Specifications for architects and designers are a necessary part of life.

Without them there is great risk of creating avoidable and exacerbating inevitable on-site problems.

Traditional specifications have often been a pain to produce, however a recent emergence of a user-friendly traditionally produced specification master proves this does not need to be so.  The preconception though is that traditional specs are difficult to edit.  This, together with the advent of BIM, has left the door open for the use of automatic specifications (auto-specs).

Auto-specs sound great; do your BIM model linked to the auto-spec program and out pops your spec.  Computerized technology exists to make our lives easier as it should.  Regardless, like most things in life, there comes a point where the pushing the advantages too far may backfire.
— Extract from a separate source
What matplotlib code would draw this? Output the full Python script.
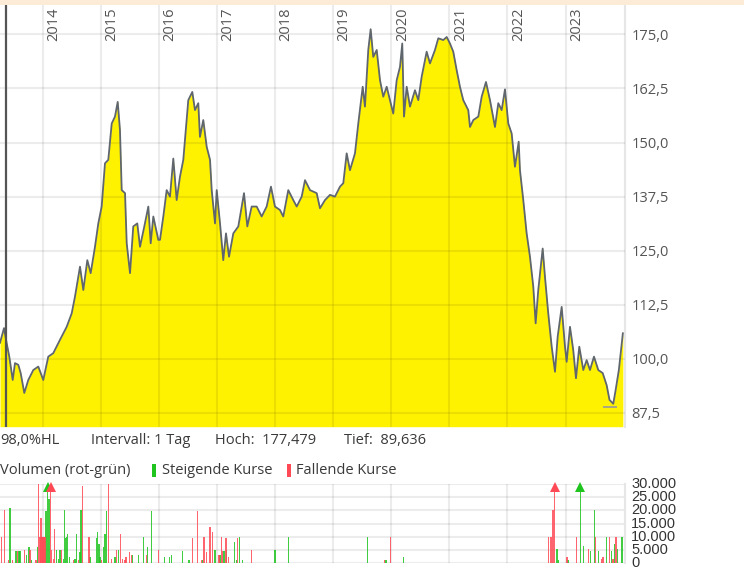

Also, technology, amazing as it is, is sometimes unnecessary; for example, NASA took years and millions of dollars to develop a ink pen for space flight but the Russians took a pencil.  And before the advent of CAD use, design practitioners designed and documented amazing buildings, equal in complexity to today’s buildings, using only the brain, eyes and hands.

Thankfully, computer aided design and drafting is here to stay.  It eliminates the drudgery and slow pace of manual architecture.  But at what point do we rein-in computerization before we lose full control and produce unsatisfactory outcomes?  Do auto-specs mark that point of pull back?

The advantage of using auto-specs is obvious; it’s fast and easy.  But like most things, we need to examine advantages and disadvantages.  We can do this by simultaneously examining the advantages of using a user-friendly, traditional specification, because a sort of direct inverse correlation exists.

A user-friendly traditional full-version master specification means the master is concise, easy to edit (no adding-to, delete only content), and is written in plain English.  There are 3 full-version master specifications available on the market; ArchiAssist, Natspec and Specpack.  At least one of these is the user-friendly type.

Then, it is best if the Master has a control hard-copy that we can check against so we know we have the full master and we didn’t lose some detail somehow.  This control copy also presents to us in our hands what the content of the master specification is.  An auto-spec can’t do this as it is all unseen cloud data.

Then, as we edit the master specification, it reveals to us all the little things we didn’t think about or had forgotten for our project.  This micro-materials audit is a primary function of using a hard-copy master specification.

The best and surest way to edit a traditional master specification is to mark up amendments in red pen on a print-out of the master.  A good master will mainly involve just deleting content because it should contain only common universal construction detail, all that stuff that happens daily on building sites across Australia, the stuff we don’t want to think twice about and don’t want to edit because it is standard on-site protocol.  Then we put all project specific detail on the drawings and schedules where it is easy for the designer to document and the builder to find.

When we have edited the master specification, we print it out and proofread it against the marked-up print-out.  With an auto-spec, we simply receive the completed version and we might glance through it if we trust it has done the job properly.  This trust based approach is never going to be as thorough as the audit process of hard-copy editing which forces us to consider all the content.

Accepting what gets printed out with an auto-spec is like accepting the computer do our construction drawings for us after we feed it basic design plans.  This likely will never happen so why should we accept something similar with auto-specs?

Another consideration is; how easy it is to amend the auto-spec if we want to change something.  And because no full read-through edit was done, noticing something that needs amending by having a quick look through is going to be very much more random compared to the traditional process.

Finally, do auto-specs content contain specific manufacturer detail.  If so, this is a problem for several reasons.  Firstly, the detail needs to be up to date, then there is the problem of consistency if you have manufacturer detail for one or only several items and not for every other product in the project.  When this content presentation inconsistency exists, readers will wonder why it is done for one or several products and not the others and maybe a different level of care is the interpretation.

Regards this specific manufacturer detail, all that needs to be specified is that any proprietary products documented are to be built to the manufacturer’s written advice (obtained by the builder) and this advice is to be kept on-site.

So, we can see it is more than press the button and life transforms.  Computers make our lives so much easier and better but should not replace critical decision making and common sense.  It pays to think things through and not just accept face value.